Boleh Mentaukidi Fi’il Mudlari’
Fi’il
mudlari’ boleh ditaukid di empat keadaan, yaitu:[3]
1) Fi’il mudlari’ jatuh setelah perabot
thalab, yaitu lam amar, (لاَ) nahi, perabot
istifham, tamanni, tarajji, ‘aradl dan tahdlidl,
seperti (لَأَجْتَهِدَنَّ), (لاَ تَكْسُلَنَّ), (هَلْ تَفْعَلَنَّ الْخَيْرَ), (لَيْتَكَ تَجِدَنَّ), (لَعَلَّكَ تَفُوزَنَّ), (أَلاَ تَزُورَنَّ الْمَدَارِسَ الْوَطَنِيَّةَ) dan (هَلاَّ يَرْعَوِنَّ الْغاَوِي عَنْ غَيِّهِ).
2) Fi’il mudlari’ menjadi syarat yang
jatuh setelah perabot syarat yang dibarengi dengan (ماَ) zaidah.
Jika
perabot yang digunakan adalah (إِنْ), maka mentaukidinya dengan nun adalah
dekat dengan wajib, hingga ada sebagian ulama’ mengatakan wajib, seperti (فَإِماَّ يَنْزَغَنَّكَ
مِنَ الشَّيْطاَنِ نَزغٌ فَاسْتَعِذْ بِاللهِ).
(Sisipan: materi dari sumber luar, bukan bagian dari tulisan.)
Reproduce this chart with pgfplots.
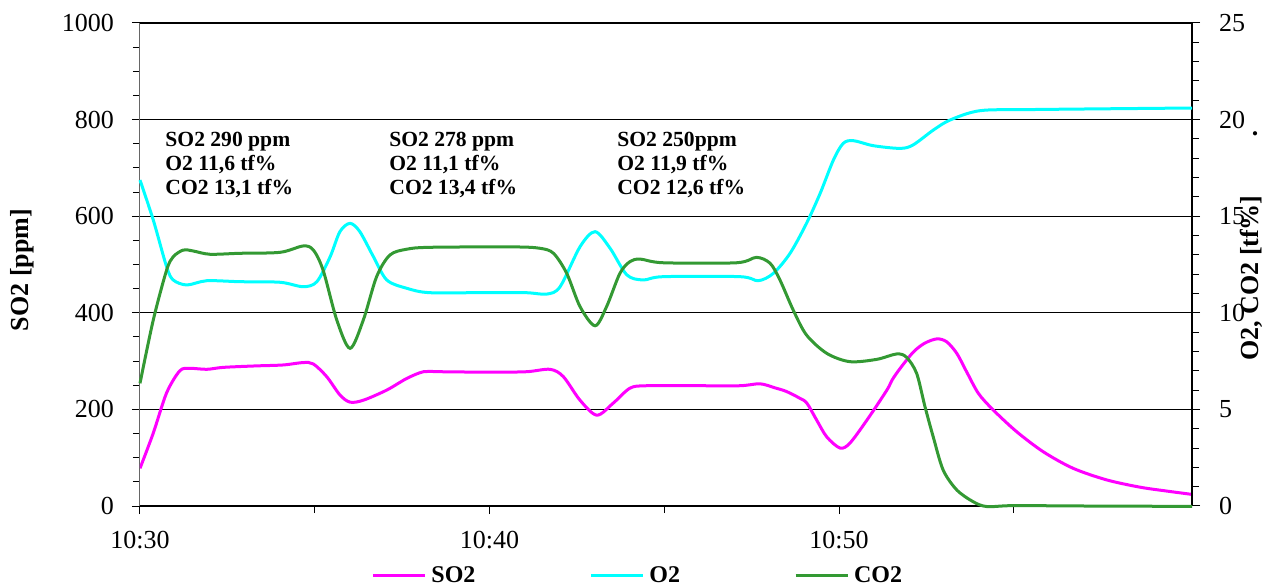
\documentclass[border=0pt]{standalone}
\usepackage{fontspec}
\setmainfont{Liberation Serif}
\usepackage{pgfplots}
\pgfplotsset{compat=1.18}
\definecolor{so2}{RGB}{255,0,255}
\definecolor{o2}{RGB}{0,255,255}
\definecolor{co2}{RGB}{51,153,51}
\begin{document}
\begin{tikzpicture}
\pgfplotsset{
  common/.style={scale only axis, width=526pt, height=241.5pt, xmin=0, xmax=30.1,
    /pgf/number format/assume math mode=true,
    /pgf/number format/1000 sep={},
    tick label style={font=\fontsize{13}{15}\selectfont},
    tick align=outside, major tick length=4pt, minor tick length=3.5pt,
    tick style={black, line width=0.5pt},
  }
}
\begin{axis}[common, name=ax,
  ymin=0, ymax=1000, ytick={0,200,...,1000}, minor y tick num=3,
  axis x line*=bottom, axis y line*=left,
  xtick={0,10,20}, xticklabels={10:30,10:40,10:50}, minor xtick={5,15,25},
  ymajorgrids, major grid style={black, line width=0.6pt},
  y axis line style={black!60, line width=0.5pt}, x axis line style={black, line width=0.7pt},
  yticklabel style={xshift=-5.5pt},
  xticklabel style={yshift=-5pt},
  ylabel={SO2 [ppm]},
  ylabel style={font=\bfseries\fontsize{13}{15}\selectfont, at={(rel axis cs:-0.1117,0.4886)}, anchor=center},
]
\addplot[so2, line width=1.5pt, smooth] coordinates {
(0,78) (0.38,151) (0.76,234) (1.14,280) (1.43,285) (1.91,283) (2.38,287) (3.3,290)
(4.10,292) (4.67,297) (4.96,294) (5.34,268) (5.72,230) (6.01,215) (6.39,219) (7.06,240)
(7.63,264) (8.11,278) (8.58,278) (10.0,277) (11.06,278) (11.73,283) (12.11,268) (12.59,219)
(13.07,188) (13.54,213) (14.02,244) (14.50,249) (16.0,249) (17.17,249) (17.74,253) (18.15,245)
(18.5,237) (18.88,223) (19.08,213) (19.36,178) (19.65,143) (20.03,120) (20.31,130) (20.8,178)
(21.37,240) (21.52,261) (21.75,285) (22.13,319) (22.45,337) (22.8,346) (23.08,340) (23.37,316)
(23.65,278) (23.99,233) (24.41,199) (25.08,154) (25.85,112) (26.70,78) (27.66,54) (28.61,39)
(29.37,31) (30.1,24)
};
\node[anchor=north west, inner sep=0pt, align=left, font=\bfseries\fontsize{10.8}{12}\selectfont]
  at (rel axis cs:0.0238,0.775) {SO2 290 ppm\\O2 11,6 tf\%\\CO2 13,1 tf\%};
\node[anchor=north west, inner sep=0pt, align=left, font=\bfseries\fontsize{10.8}{12}\selectfont]
  at (rel axis cs:0.2367,0.775) {SO2 278 ppm\\O2 11,1 tf\%\\CO2 13,4 tf\%};
\node[anchor=north west, inner sep=0pt, align=left, font=\bfseries\fontsize{10.8}{12}\selectfont]
  at (rel axis cs:0.4534,0.775) {SO2 250ppm\\O2 11,9 tf\%\\CO2 12,6 tf\%};
\end{axis}
\begin{axis}[common,
  ymin=0, ymax=25, ytick={0,5,...,25}, minor y tick num=4,
  axis y line*=right, axis x line=none, xtick=\empty, clip=false,
  y axis line style={black, line width=0.6pt},
  yticklabel style={xshift=6pt},
  ylabel={O2, CO2 [tf\%]},
  ylabel style={font=\bfseries\fontsize{13}{15}\selectfont, at={(rel axis cs:1.0561,0.472)}, anchor=center, rotate=0},
  legend columns=3,
  legend style={at={(0.2196,-0.1449)}, anchor=west, draw=none, fill=none, inner sep=0pt,
    font=\bfseries\fontsize{12}{14}\selectfont, nodes={inner sep=0pt},
    /tikz/every odd column/.append style={column sep=2.5pt},
    /tikz/every even column/.append style={column sep=57pt}},
  legend image code/.code={\draw[#1] (0pt,0pt) -- (26pt,0pt);},
]
\addlegendimage{so2, line width=1.5pt}
\addlegendentry{SO2}
\addplot[o2, line width=1.5pt, smooth] coordinates {
(0,16.87) (0.38,14.8) (0.76,12.39) (0.95,11.70) (1.34,11.44) (1.91,11.66) (2.86,11.61) (4.01,11.58)
(4.67,11.35) (5.06,11.61) (5.44,12.9) (5.72,14.2) (6.01,14.63) (6.29,14.2) (6.68,12.9) (7.06,11.70)
(7.63,11.27) (8.30,11.04) (10.0,11.05) (11.06,11.04) (11.64,10.97) (12.02,11.35) (12.59,13.42) (13.02,14.2)
(13.45,13.34) (13.93,11.96) (14.40,11.70) (14.97,11.87) (17.17,11.87) (17.69,11.66) (18.12,12.04) (18.6,13.08)
(19.07,14.63) (19.46,16.18) (19.84,17.91) (20.12,18.77) (20.41,18.91) (20.98,18.65) (21.75,18.51) (22.12,18.69)
(22.70,19.46) (23.18,19.98) (24.03,20.46) (25.5,20.52) (30.1,20.6)
};
\addlegendentry{O2}
\addplot[co2, line width=1.5pt, smooth] coordinates {
(0,6.35) (0.38,9.63) (0.76,12.2) (0.95,12.9) (1.24,13.25) (1.52,13.2) (2.0,13.03) (2.86,13.08)
(4.01,13.13) (4.67,13.46) (4.96,13.25) (5.24,12.2) (5.63,9.63) (6.01,8.16) (6.39,9.63) (6.77,11.87)
(7.15,12.99) (7.63,13.29) (8.30,13.39) (10.68,13.41) (11.44,13.34) (11.83,13.08) (12.21,12.04) (12.59,10.32)
(13.02,9.33) (13.35,10.32) (13.73,12.04) (14.02,12.65) (14.31,12.78) (14.97,12.59) (17.07,12.59) (17.64,12.87)
(18.03,12.56) (18.31,11.70) (18.69,10.14) (19.07,8.85) (19.65,7.90) (20.31,7.47) (21.08,7.59) (21.65,7.87)
(21.93,7.70) (22.22,6.87) (22.46,5.14) (22.70,3.55) (22.98,1.86) (23.37,0.83) (23.84,0.22) (24.23,-0.03)
(24.99,0.02) (27,0.0) (30.1,-0.02)
};
\addlegendentry{CO2}
\node[font=\bfseries\fontsize{13}{15}\selectfont, inner sep=0pt, anchor=base] at (rel axis cs:1.0599,0.768) {.};
\end{axis}
\pgfresetboundingbox
\path[use as bounding box] ([shift={(-70pt,-41pt)}]ax.south west) rectangle ([shift={(43pt,11.5pt)}]ax.north east);
\end{tikzpicture}
\end{document}
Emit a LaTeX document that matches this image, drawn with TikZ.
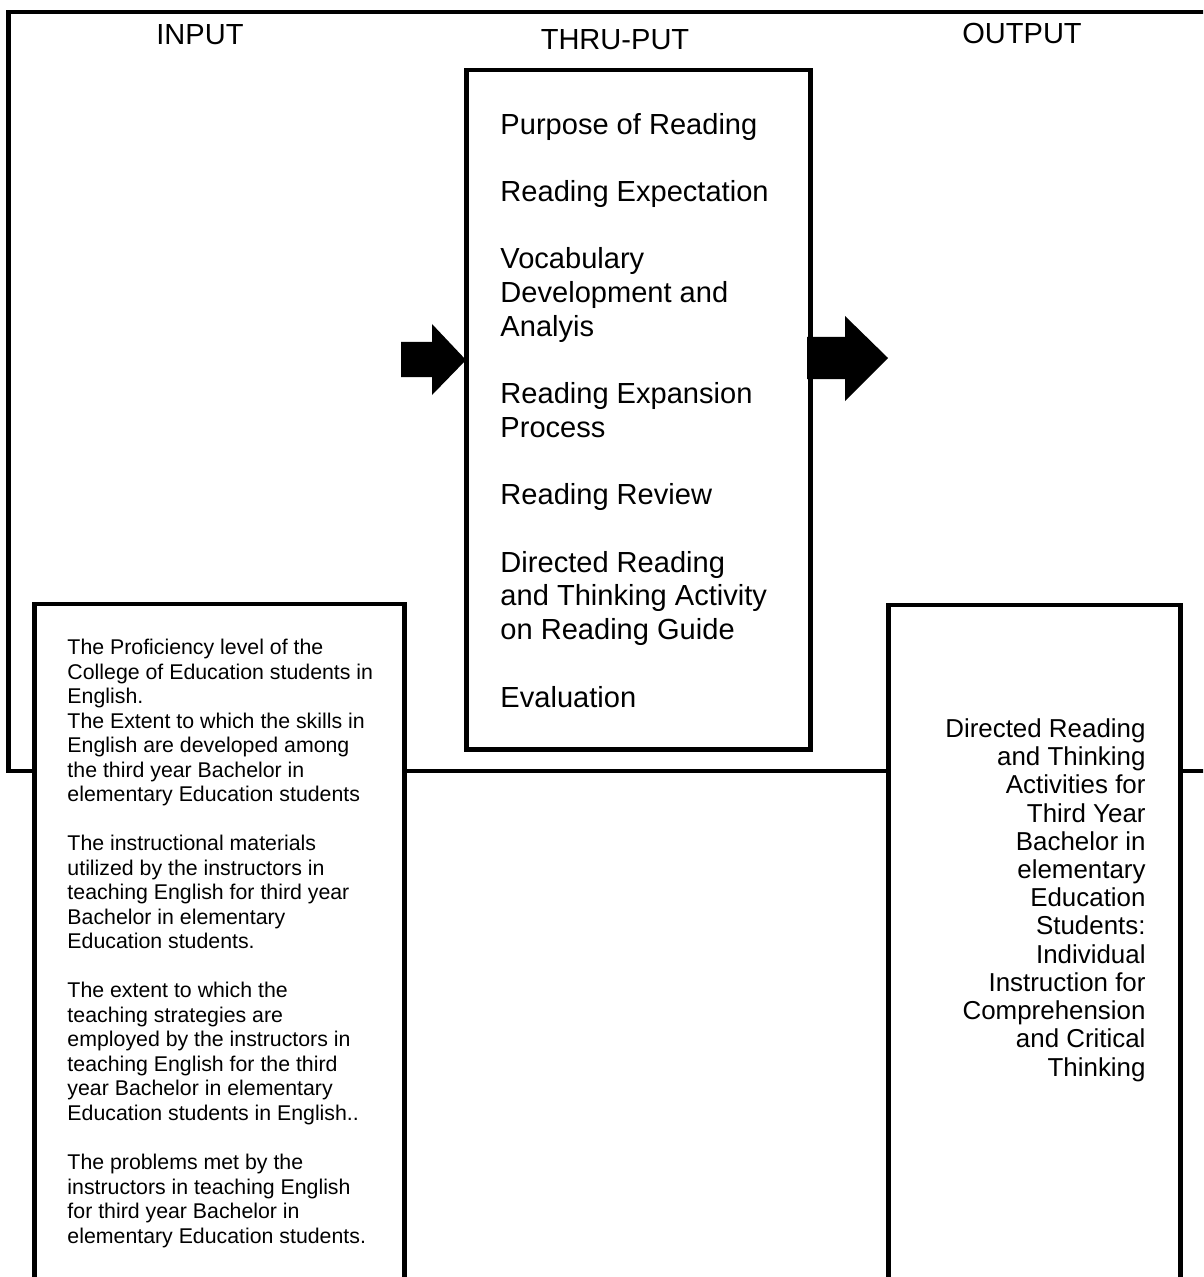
\documentclass[tikz,border=0pt]{standalone}
\usepackage{fontspec}
\setmainfont{Liberation Sans}
\usetikzlibrary{fit}

\begin{document}
\begin{tikzpicture}[x=0.413pt, y=-0.413pt,
        box/.style={draw, line width=2pt, fill=white, inner sep=0pt},
        blockarrow/.style={fill=black},
        head/.style={anchor=base, font=\fontsize{12}{13.9}\selectfont}]
    \useasboundingbox (0,0) rectangle (1203,1277);
    \clip (0,0) rectangle (1203,1277);

    % outer frame, open on the right
    \draw[line width=2pt] (1215,12) -- (8.5,12) -- (8.5,771) -- (1215,771);

    \node[head] (inlabel) at (200,45) {INPUT};
    \node[head] (thrulabel) at (615,50) {THRU-PUT};
    \node[head] (outlabel) at (1022,44) {OUTPUT};

    \node[box, fit={(466.5,70) (810.5,749.5)}] (thru) {};
    \node[box, fit={(34.5,604) (404.5,1300)}] (inbox) {};
    \node[box, fit={(888.5,605) (1180.5,1300)}] (outbox) {};

    % anchored on the baseline of the last line
    \node[anchor=base west, align=left, inner sep=0pt, font=\fontsize{12}{13.92}\selectfont] (thrutext) at (500,707)
        {Purpose of Reading\\[13.92pt]
         Reading Expectation\\[13.92pt]
         Vocabulary\\ Development and\\ Analyis\\[13.92pt]
         Reading Expansion\\ Process\\[13.92pt]
         Reading Review\\[13.92pt]
         Directed Reading\\ and Thinking Activity\\ on Reading Guide\\[13.92pt]
         Evaluation};

    \node[anchor=base west, align=left, inner sep=0pt, font=\fontsize{8.8}{10.12}\selectfont] (intext) at (67,1243)
        {The Proficiency level of the\\ College of Education students in\\ English.\\
         The Extent to which the skills in\\ English are developed among\\ the third year Bachelor in\\ elementary Education students\\[10.12pt]
         The instructional materials\\ utilized by the instructors in\\ teaching English for third year\\ Bachelor in elementary\\ Education students.\\[10.12pt]
         The extent to which the\\ teaching strategies are\\ employed by the instructors in\\ teaching English for the third\\ year Bachelor in elementary\\ Education students in English..\\[10.12pt]
         The problems met by the\\ instructors in teaching English\\ for third year Bachelor in\\ elementary Education students.};

    \node[anchor=base east, align=right, inner sep=0pt, font=\fontsize{10.7}{11.65}\selectfont] (outtext) at (1146,1076)
        {Directed Reading\\ and Thinking\\ Activities for\\ Third Year\\ Bachelor in\\ elementary\\ Education\\ Students:\\ Individual\\ Instruction for\\ Comprehension\\ and Critical\\ Thinking};

    % block arrows into and out of the thru-put box
    \coordinate (intip) at (466,360);
    \coordinate (outtip) at (888,358);
    \fill[blockarrow] (intip) -- ++(-34,-36) -- ++(0,18) -- ++(-31,0) -- ++(0,35) -- ++(31,0) -- ++(0,18) -- cycle;
    \fill[blockarrow] (outtip) -- ++(-43,-42) -- ++(0,21) -- ++(-38,0) -- ++(0,42) -- ++(38,0) -- ++(0,22) -- cycle;
\end{tikzpicture}
\end{document}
Dan jika perabot yang digunakan bukan (إِنْ), maka qalil mentaukidinya, (حَيْثُماَ تَكُونَنَّ
آتِكَ مَتَى تُسَافِرَنَّ اُسَافِرْ).
3) Fi’il mudlari’ dinafikan dengan (لاَ) dengan syarat
dia menjadi jawabnya qasam, seperti (وَ اتَّقُوا فِتْنَةً لاَ تُصِيْبَنَّ الَّذِيْنَ ظَلَمُوا مِنْكُمْ خَاصَّةً). Dan qalil
terjadinya jika fi’il mudlari’ dinafikan dengan (لَمْ) lalu
ditaukidi dengan nun, seperti,
يَحْسَبُهُ الْجاَهِلُ ماَ لَمْ يَعْلَماَ * شَيْخاً عَلَى كُرْسِيِّهِ مُعَمَّماَ
4) Fi’il mudlari’ jatuh setelah (ماَ) zaidah
yang tidak didahului perabot syarat, seperti (بِعَيْنٍ ماَ اَرَيَنَّكَ).
c.
Dilarang Mentaukidi Fi’il Mudlari’
Dilarang
mentaukidi fi’il mudlari’ di empat keadaan,
1) Ketika fi’il mudlari’ tidak
didahului perabot yang memperbolehkannya untuk ditaukidi, seperti qasam,
perabot thalab, nafi, jaza’ dan (ماَ) zaidah.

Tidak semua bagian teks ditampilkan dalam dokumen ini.